L’olivier est le symbole de la Palestine. La récolte des olives est depuis des temps immémoriaux une pratique culturelle vitale qui renforce le lien des Palestiniens à leur terre, rassemblant lors des récoltes chaque année toutes les générations de la famille à mesure que les fruits mûrissent. Elle est également importante sur le plan économique, et constitue la majorité du revenu agricole pour les agriculteurs qui vendent les olives conservées ou pressées sous forme d’huile ou de savon. Cependant, partout, en Cisjordanie et à Gaza, l’olivier est mis en danger par la colonisation et la guerre.

Imad Atrash se lamente de la destruction de toute la forêt à Gaza. «La forêt n’est plus un sanctuaire. La terre pleure ce qu’elle ne peut remplacer, vies humaines comme vies animales.» Il regrette particulièrement la destruction de l’écosystème du wadi Gaza, l’une des plus importantes zones humides de la région. Cette zone avait été dévastée, et le cour d’eau qui y passait quasi asséché par les attaques israéliennes successives sur l’enclave et par le blocus qui frappait Gaza. Quelques jours à peine avant le lancement de la dernière offensive de Netanyahu, cette zone venait de bénéficier d’un programme de restauration et de réhabilitation de plusieurs années initié par le PNUD. «Plusieurs espèces d’oiseaux migrateurs recommençaient à venir à Gaza et particulièrement dans cet espace de biodiversité restauré. Mais tous ces efforts ont été réduits en ruines par l’armée israélienne», regrette Imad Atrash.

Il n’  a pas que l’eau du wadi Gaza qui se trouve menacée par la guerre. Dans tout Gaza, les systèmes d’eau, d’assainissement et d’hygiène (EAH) sont au bord de l’effondrement total.

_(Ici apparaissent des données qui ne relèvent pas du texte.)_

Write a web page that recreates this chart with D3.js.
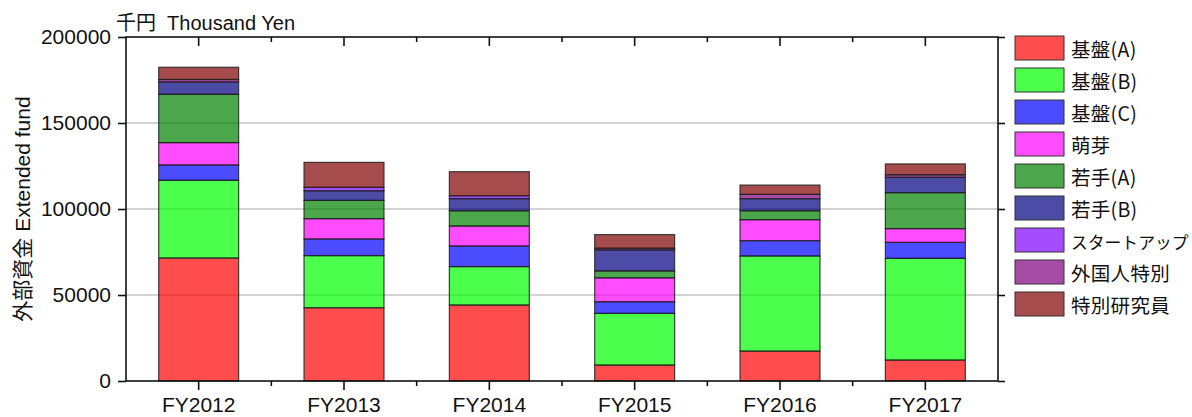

Les bombardements et les explosions contrôlées de l’armée israélienne ont détruit ou endommagé plus de 65% des puits, des stations de pompage, des réservoirs de stockage et des usines de dessalement, d’après le PNUD. Aucune usine de dessalement n’est actuellement opérationnelle. Ces destructions ont entraîné le déversement quotidien de 130’000 m³ d’eaux usées non traitées dans la mer Méditerranée, polluant les ressources marines et les nappes phréatiques. La seule source d’eau potable pour plus de 2 millions de personnes est désormais imbuvable, saturée de sel et de toxines. Le PNUD alerte sur les risques qui pèsent sur l’ensemble du milieu marin.

Vers une action en écocide?

Selon l’article 8 du statut de Rome, qui régit la Cour pénale internationale, constitue aussi un crime de guerre le «fait de diriger intentionnellement une attaque en sachant qu’elle causera incidemment (…) des dommages étendus, durables et graves à l’environnement naturel qui seraient manifestement excessifs par rapport à l’ensemble de l’avantage militaire concret et direct attendu».

Pour le moment, le PNUD refuse de se prononcer sur l’application du concept d’écocide à ce qui se passe à Gaza. Lorsque l’on demande à Doug Weir si l’on peut qualifier les actions de l’armée israélienne à Gaza d’écocide, il répond: «En se basant sur la définition de l’écocide proposée par Stop Ecocide International comme étant des ‘actes illégaux ou gratuits commis en sachant qu’il existe une probabilité substantielle que ces actes causent des dommages graves et soient étendus, soit à long terme à l’environnement’, alors la réponse est assurément oui. Israël était clairement conscient des conséquences environnementales des périodes de conflit antérieures à Gaza et a pourtant choisi de mener la guerre d’une manière qui est d’un ordre de grandeur plus destructrice.»